Çünkü; Türkiye'nin başında olan ve "komşularla sıfır sorun" fikrinin mimarı, maşallah ülke ilişkilerini, tam anlamıyla "sıfır komşuya" dönüştürdü. Türkiye, son 10 yıl içinde dış politika uygulamaları nedeniyle parçalanma, işgal, dünyadan dışlanma, adam yerine konulmama düzeyine erişmede başarılı oldu. Ne yazık ki ülke, şu anda hızla çöküşe koşuyor. Dünya tarafından kabul edilmeyen, sıçrayan her dış politika girişiminde yapılan eylem, bence AKP iktidarının da ömrünün kısalmasını hızlandırıyor. İyi de AKP çökecek derken, ülke de çökmüyor mu? Ve hepimiz de aynı gemide değil miyiz? 

                Suudi uçakları İncirlik'ten havalanıp, Suriye hava sahasına girecekmiş. Hani şu, Yemen'de kendi kuvvetlerini bombalayan, Suudi savaş uçakları bunlar. Bir de, İsrail'in önünden kaçan, 5 Arap ülkesinden birinin hava kuvvetleri. Merakla sonucu bekliyorum. Bakalım Lazkiye'deki Rus donanmasının, elektronik savaş gemileri, bu uçaklara ne oyun oynayacak. Ama beni asıl üzen, top atışları ile elin yabancılarını kızdırmak. Ya dönüp, bizim topçu bataryalarımızı da onlar bombalarsa, hava sahamıza mı girdiler diyeceğiz? Tam da NATO müttefiklerimiz, aman yapma, Kürtleri bombalama demişken, gidip NATO beni koru mu diyeceğiz?

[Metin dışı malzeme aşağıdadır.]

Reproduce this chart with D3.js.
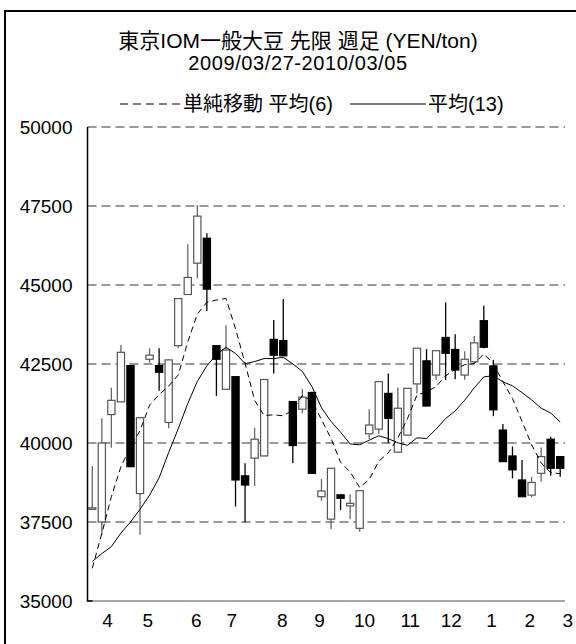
<!DOCTYPE html>
<html><head><meta charset="utf-8">
<script src="https://cdn.jsdelivr.net/npm/d3@7/dist/d3.min.js"></script>
<style>
html,body{margin:0;padding:0;background:#fff;}
svg{display:block;}
text{font-family:"Liberation Sans","Noto Sans CJK JP",Arial,sans-serif;fill:#000;}
</style></head>
<body>
<script>
const title1 = "東京IOM一般大豆 先限 週足 (YEN/ton)";
const title2 = "2009/03/27-2010/03/05";
const legendLabels = ["単純移動 平均(6)", "平均(13)"];

const open  = [37900,37500,40900,41300,42450,38400,42650,42450,40650,43080,
               44700,45690,46480,43080,41700,42100,38960,39520,39590,43280,
               43240,41310,41070,41600,38300,37590,38360,38010,37300,40290,
               40440,41570,39710,40250,41870,42600,42150,43340,42960,42150,
               42570,43870,42440,40410,39590,38830,38350,39040,40120,39570];
const high  = [39270,40780,41750,43100,42450,40800,43000,43000,42650,44570,
               46290,47530,46640,43100,43730,42100,39360,40480,42010,43890,
               44560,41310,41710,41600,38860,39200,38380,38380,38490,41070,
               41940,42200,41760,41730,43000,42970,42920,44450,43440,42900,
               43390,44340,42630,40600,39890,39460,38930,39860,40200,39570];
const low   = [37900,37100,39850,41300,39250,37100,42540,41650,40470,43000,
               44690,45210,44180,41490,41700,37990,37490,38640,39590,42200,
               42760,39360,40940,39040,38170,37270,37880,37590,37190,40120,
               40290,40000,39700,40250,41570,41170,42000,41990,42020,42000,
               42520,43000,40850,39410,38880,38300,38280,38780,38960,38930];
const close = [37950,40000,41350,42870,39250,40800,42780,42240,42630,44570,
               45240,47180,44870,42650,42940,38830,38670,40120,42010,42780,
               42760,39920,41450,39040,38480,39200,38250,38090,38490,40570,
               41940,40780,41100,41730,43000,41170,42920,42840,42310,42650,
               43170,43030,41050,39410,39150,38300,38750,39570,39200,39200];

const ma6  = [36035,37140,38300,39250,39880,40390,41200,41530,41800,42150,
              43200,44080,44455,44523,44575,43618,42523,41347,40870,40892,
              40862,41043,41507,41327,40738,40142,39390,39085,38592,38847,
              39423,39687,40162,40768,41520,41620,41783,42127,42328,42482,
              42510,42820,42508,41937,41410,40685,39948,39372,39063,39028];
const ma13 = [36250,36500,36720,37150,37500,37900,38350,38900,39700,40450,
              41250,41950,42441,42802,43028,42835,42512,42578,42672,42672,
              42712,42503,42263,41786,41117,40681,40342,39969,39943,40089,
              40229,40135,40005,39926,40163,40142,40440,40775,41015,41353,
              41744,42093,42130,41935,41810,41595,41365,41102,40950,40664];

const yTicks = [35000,37500,40000,42500,45000,47500,50000];
const monthLabels = ["4","5","6","7","8","9","10","11","12","1","2","3"];
const monthPos = [1.6,5.8,10.9,14.6,19.9,23.8,28.5,33.3,37.6,41.8,45.8,49.8];

const W = 576, H = 644;
const svg = d3.select("body").append("svg").attr("width", W).attr("height", H);

// outer frame
svg.append("rect").attr("x",5).attr("y",11).attr("width",640).attr("height",700)
   .attr("fill","none").attr("stroke","#000").attr("stroke-width",2);

const plotL = 87.5, plotR = 565, plotT = 127, plotB = 601;
const idx = d3.range(open.length);
const x = d3.scaleBand().domain(idx).range([plotL, plotR]).paddingInner(0.14).paddingOuter(0.07);
const xc = i => x(i) + x.bandwidth()/2;
const xPos = d3.scaleLinear().domain([0, idx.length-1]).range([xc(0), xc(idx.length-1)]);
const y = d3.scaleLinear().domain([35000, 50000]).range([plotB, plotT]);

// titles
svg.append("text").attr("x",298).attr("y",48).attr("text-anchor","middle")
   .attr("font-size",21).text(title1);
svg.append("text").attr("x",298).attr("y",70).attr("text-anchor","middle")
   .attr("font-size",20).attr("letter-spacing",0.6).text(title2);

// legend
const ly = 104;
svg.append("line").attr("x1",120).attr("x2",180).attr("y1",ly).attr("y2",ly)
   .attr("stroke","#000").attr("stroke-dasharray","8,5");
svg.append("text").attr("x",183).attr("y",ly+7).attr("font-size",20).text(legendLabels[0]);
svg.append("line").attr("x1",350).attr("x2",426).attr("y1",ly).attr("y2",ly)
   .attr("stroke","#000");
svg.append("text").attr("x",428).attr("y",ly+7).attr("font-size",20).text(legendLabels[1]);

// grid
svg.append("g").selectAll("line").data(yTicks.filter(v => v > 35000)).join("line")
   .attr("x1",plotL).attr("x2",plotR).attr("y1",d=>y(d)).attr("y2",d=>y(d))
   .attr("stroke","#333").attr("stroke-width",1).attr("stroke-dasharray","9,5");

// y axis
const yAxis = d3.axisLeft(y).tickValues(yTicks).tickSize(0).tickPadding(15).tickFormat(d3.format("d"));
const gy = svg.append("g").attr("transform",`translate(${plotL},0)`).call(yAxis);
gy.select(".domain").remove();
gy.selectAll("text").attr("font-size",19).attr("font-family",'"Liberation Sans",Arial,sans-serif');
svg.append("line").attr("x1",plotL).attr("x2",plotL).attr("y1",plotT).attr("y2",plotB)
   .attr("stroke","#000").attr("stroke-width",1.5);

// x axis
svg.append("line").attr("x1",plotL).attr("x2",plotR).attr("y1",plotB).attr("y2",plotB)
   .attr("stroke","#888").attr("stroke-width",1.5);
svg.append("line").attr("x1",plotL-0.75).attr("x2",plotL+5).attr("y1",plotB).attr("y2",plotB)
   .attr("stroke","#000").attr("stroke-width",1.5);
svg.append("g").selectAll("text").data(monthLabels).join("text")
   .attr("x",(d,i)=>xPos(monthPos[i])).attr("y",627).attr("text-anchor","middle")
   .attr("font-size",19).text(d=>d);

// candles
const up = i => close[i] >= open[i];
const cg = svg.append("g");
cg.selectAll("line.wick").data(idx).join("line").attr("class","wick")
  .attr("x1",xc).attr("x2",xc).attr("y1",i=>y(high[i])).attr("y2",i=>y(low[i]))
  .attr("stroke",i=>up(i)?"#666":"#000").attr("stroke-width",1.3);
cg.selectAll("rect").data(idx).join("rect")
  .attr("x",i=>x(i)+0.5).attr("width",x.bandwidth()-1)
  .attr("y",i=>y(Math.max(open[i],close[i])))
  .attr("height",i=>Math.max(1,Math.abs(y(open[i])-y(close[i]))))
  .attr("fill",i=>up(i)?"#fff":"#000")
  .attr("stroke",i=>up(i)?"#555":"#000").attr("stroke-width",1.2);

// moving averages
const line = d3.line().x((d,i)=>xc(i)).y(d=>y(d));
svg.append("path").datum(ma6).attr("d",line).attr("fill","none")
   .attr("stroke","#000").attr("stroke-width",1).attr("stroke-dasharray","6,4");
svg.append("path").datum(ma13).attr("d",line).attr("fill","none")
   .attr("stroke","#000").attr("stroke-width",1);
</script>
</body></html>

                                                  ***

                Türkiye'nin devlet yönetiminin başında, ülke kurulduğundan bu yana, en deneyimsiz grup varken ve en şahsi çıkarlara paralel yönetim politikaları ile memleket en tehlikeli sulara sürüklenirken, içeride de Güneydoğu Anadolu'da kaybettiği devlet kontrolünü yeniden kazanmak için sürekli şehitler verirken. Dağıttığı askeri silsileimeratip ile orduda olgunlaşmamış bir komuta kademesi yaratılırken, farkında olarak veya olmadan, silahlı kuvvetleri daha fazla siyasete alet ediyorlar. Asker bir an, ülke için bazı siyasi kararlarda uyarıcı rol oynamak zorundadır. Ancak iş başındaki kafa, buna ne kadar izin verir veya hoş görür, bilemiyorum.

                Özellikle, Türkiye'den hem de, Anadolu kaplanlarının dışarılarda mal sahibi olup, para transferleri yaptıkları bir dönemde, gelecekten iyi şeyler beklemiyorum.